The new legislation will also require the Department of Motor Vehicles (DMV) to form and adopt new standards for the innovative vehicles by 2015. If signed into law by the governor, California will be the second state to allow the driverless cars on its roads. Nevada set up its own standards in February, and requires that the cars keep red license plates and actual humans sitting in them.
Google has been testing its autonomous cars for years. The corporation has already logged over 300,000 miles without an accident while the car was controlled solely by its computer. Google recently announced that its self-driving cars could be ready for public use in less than 10 years. Ford recently argued consumers can expect to see such cars on the market by 2017.
“It sounds space age, but it’s almost here,” California State Senator Alex Padilla, who authored the bill, said, as quoted by the San Jose Mercury News. “If we can reduce the number of accidents, that alone is worth doing this bill.”
Google has only had one accident involving its autonomous vehicles – but it had been controlled by a human at the time of the accident.
“Through the use of computers, sensors and other systems, an autonomous vehicle is capable of analyzing the driving environment more quickly and operating the vehicle more safely,” Padilla said when he introduced SB 1298. “Autonomous vehicles have the potential to significantly reduce traffic fatalities and improve safety on our roads and highways.”
Two years ago, Google successfully tested its driverless cars on the famous Lombard Street hill, which is one of America’s steepest and curviest streets.
But Google is not the only company working on the new technology. BMW and Audi are also developing self-driving car prototypes, and Cadillac said it hopes to include a “Super Cruise” function that allows its vehicles to automatically steer, break and center themselves in a lane.
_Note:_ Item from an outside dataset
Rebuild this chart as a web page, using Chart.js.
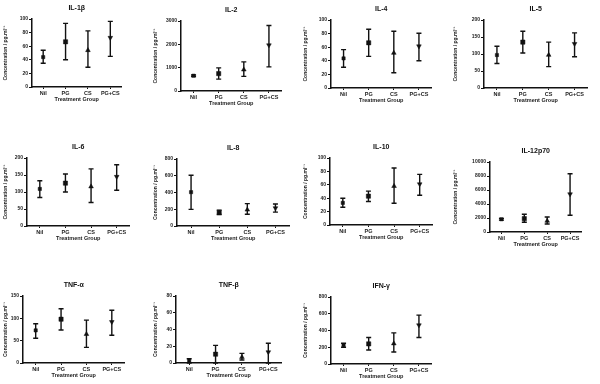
<!DOCTYPE html>
<html>
<head>
<meta charset="utf-8">
<script src="https://cdn.jsdelivr.net/npm/chart.js@4.4.0/dist/chart.umd.min.js"></script>
<style>
  body { margin: 0; background: #fff; width: 600px; height: 384px; position: relative; overflow: hidden; }
  .panel { position: absolute; }
</style>
</head>
<body>
<script>
const groups = ["Nil", "PG", "CS", "PG+CS"];

const il1bMean = [44, 66.5, 54, 72.5];
const il1bLow = [35, 40, 29, 45];
const il1bHigh = [54, 93.5, 82.5, 96.5];

const il2Mean = [655, 745, 915, 1965];
const il2Low = [620, 510, 625, 1035];
const il2High = [690, 990, 1250, 2810];

const il4Mean = [43.5, 66.5, 51.5, 61.5];
const il4Low = [30.5, 46.5, 22.5, 40];
const il4High = [56.5, 86.5, 83.5, 80.5];

const il5Mean = [97, 135, 97, 130];
const il5Low = [72, 103, 63, 92];
const il5High = [123, 167, 135, 162];

const il6Mean = [109, 126, 116, 145];
const il6Low = [84, 100, 69, 105];
const il6High = [133, 153, 168, 180];

const il8Mean = [404, 162, 194, 214];
const il8Low = [198, 137, 141, 166];
const il8High = [606, 190, 267, 263];

const il10Mean = [33, 43, 58, 61];
const il10Low = [26.5, 35, 32.5, 44.5];
const il10High = [40, 50.5, 85, 75.5];

const il12Mean = [1820, 1910, 1580, 5410];
const il12Low = [1700, 1390, 1150, 2390];
const il12High = [1940, 2540, 2150, 8320];

const tnfaMean = [73, 98, 64.5, 92];
const tnfaLow = [55.5, 74, 35, 62];
const tnfaHigh = [88, 121.5, 96, 118];

const tnfbMean = [3, 10.5, 7, 13];
const tnfbLow = [0, 0, 3.5, 0];
const tnfbHigh = [5, 21, 11.5, 23.5];

const ifngMean = [224, 240, 244, 464];
const ifngLow = [200, 168, 144, 316];
const ifngHigh = [248, 316, 372, 584];

const yTitle = "Concentration / pg.ml⁻¹";
const xTitle = "Treatment Group";

const ink = "#111";
const fam = "'Liberation Sans', Arial, sans-serif";

// error bars drawn from the chart scales
const errorBars = {
    id: "errorBars",
    beforeDatasetsDraw(chart) {
        const ctx = chart.ctx;
        const x = chart.scales.x;
        const y = chart.scales.y;
        const ds = chart.data.datasets[0];
        ctx.save();
        ctx.strokeStyle = ink;
        ctx.lineWidth = 1.4;
        for (let i = 0; i < ds.data.length; i++) {
            const px = x.getPixelForValue(i);
            const top = y.getPixelForValue(ds.errHigh[i]);
            const bot = y.getPixelForValue(ds.errLow[i]);
            ctx.beginPath();
            ctx.moveTo(px, top);
            ctx.lineTo(px, bot);
            ctx.moveTo(px - 2.5, top);
            ctx.lineTo(px + 2.5, top);
            ctx.moveTo(px - 2.5, bot);
            ctx.lineTo(px + 2.5, bot);
            ctx.stroke();
        }
        ctx.restore();
    }
};

// name, means, lows, highs, y max, step, colLeft, axisX, plotRight, plotTop, plotBottom
const panels = [
    ["IL-1β", il1bMean, il1bLow, il1bHigh, 100, 20, 0, 32, 122, 20, 87],
    ["IL-2", il2Mean, il2Low, il2High, 3000, 1000, 150, 181, 282, 22, 91],
    ["IL-4", il4Mean, il4Low, il4High, 100, 20, 300, 331, 432, 21, 88],
    ["IL-5", il5Mean, il5Low, il5High, 200, 50, 450, 484, 588, 21, 88],
    ["IL-6", il6Mean, il6Low, il6High, 200, 50, 0, 27, 130, 159, 226],
    ["IL-8", il8Mean, il8Low, il8High, 800, 200, 150, 177, 290, 160, 226],
    ["IL-10", il10Mean, il10Low, il10High, 100, 20, 300, 330, 433, 159, 225],
    ["IL-12p70", il12Mean, il12Low, il12High, 10000, 2000, 450, 490, 582, 163, 232],
    ["TNF-α", tnfaMean, tnfaLow, tnfaHigh, 150, 50, 0, 23, 125, 297, 363],
    ["TNF-β", tnfbMean, tnfbLow, tnfbHigh, 80, 20, 150, 176, 282, 297, 363],
    ["IFN-γ", ifngMean, ifngLow, ifngHigh, 800, 200, 300, 331, 432, 298, 364]
];

const titleH = 22;
const xAxisH = 16;

for (const p of panels) {
    const [name, means, lows, highs, ymax, step, colLeft, axisX, plotRight, plotTop, plotBottom] = p;
    const w = plotRight - colLeft + 4;
    const h = titleH + (plotBottom - plotTop) + xAxisH;
    const canvas = document.createElement("canvas");
    canvas.className = "panel";
    canvas.width = w;
    canvas.height = h;
    canvas.style.left = colLeft + "px";
    canvas.style.top = (plotTop - titleH) + "px";
    canvas.style.width = w + "px";
    canvas.style.height = h + "px";
    document.body.appendChild(canvas);

    new Chart(canvas, {
        type: "line",
        data: {
            labels: groups,
            datasets: [{
                data: means,
                errLow: lows,
                errHigh: highs,
                showLine: false,
                borderColor: ink,
                backgroundColor: ink,
                pointStyle: ["rect", "rect", "triangle", "triangle"],
                pointRotation: [0, 0, 0, 180],
                pointRadius: [2.3, 3, 2.7, 2.7],
                pointBorderWidth: 0.5
            }]
        },
        options: {
            responsive: false,
            animation: false,
            devicePixelRatio: 1,
            layout: { padding: { right: 4 } },
            scales: {
                x: {
                    type: "category",
                    offset: true,
                    afterFit: s => { s.height = xAxisH; },
                    border: { display: true, color: ink, width: 1.5 },
                    grid: { display: true, drawOnChartArea: false, drawTicks: true, tickLength: 2, color: ink },
                    ticks: { color: "#222", padding: 1, maxRotation: 0, autoSkip: false, font: { family: fam, size: 5.5, weight: "bold" } },
                    title: { display: true, text: xTitle, color: "#222", padding: { top: 1, bottom: 0 }, font: { family: fam, size: 5.5, weight: "bold" } }
                },
                y: {
                    min: 0,
                    max: ymax,
                    afterFit: s => { s.width = axisX - colLeft; },
                    border: { display: true, color: ink, width: 1.5 },
                    grid: { display: true, drawOnChartArea: false, drawTicks: true, tickLength: 3, color: ink },
                    ticks: { stepSize: step, color: "#222", padding: 1, callback: v => v, font: { family: fam, size: 5, weight: "bold" } },
                    title: { display: true, text: yTitle, color: "#222", padding: { top: 3, bottom: 0 }, font: { family: fam, size: 5, weight: "bold" } }
                }
            },
            plugins: {
                legend: { display: false },
                tooltip: { enabled: false },
                title: {
                    display: true,
                    fullSize: false,
                    text: name,
                    color: ink,
                    padding: { top: 7, bottom: 7 },
                    font: { family: fam, size: 7, weight: "bold", lineHeight: 1 }
                }
            }
        },
        plugins: [errorBars]
    });
}
</script>
</body>
</html>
While the cars may in many cases increase driving safety, there are also long-standing worries that the vehicle computer systems could crash and cause accidents. Some people have expressed concern over who would be responsible for autonomous car crashes – the manufacturer or the owner?
These issues are likely to be at the center of the debate as Google continues to test its vehicles in California and Nevada.
“It’s not far away that many of us will be driving autonomous vehicles,” said Dan Gage of the Alliance of Automobile Manufacturers. “We’re moving in that direction. That fully autonomous car of the future is not that far away.”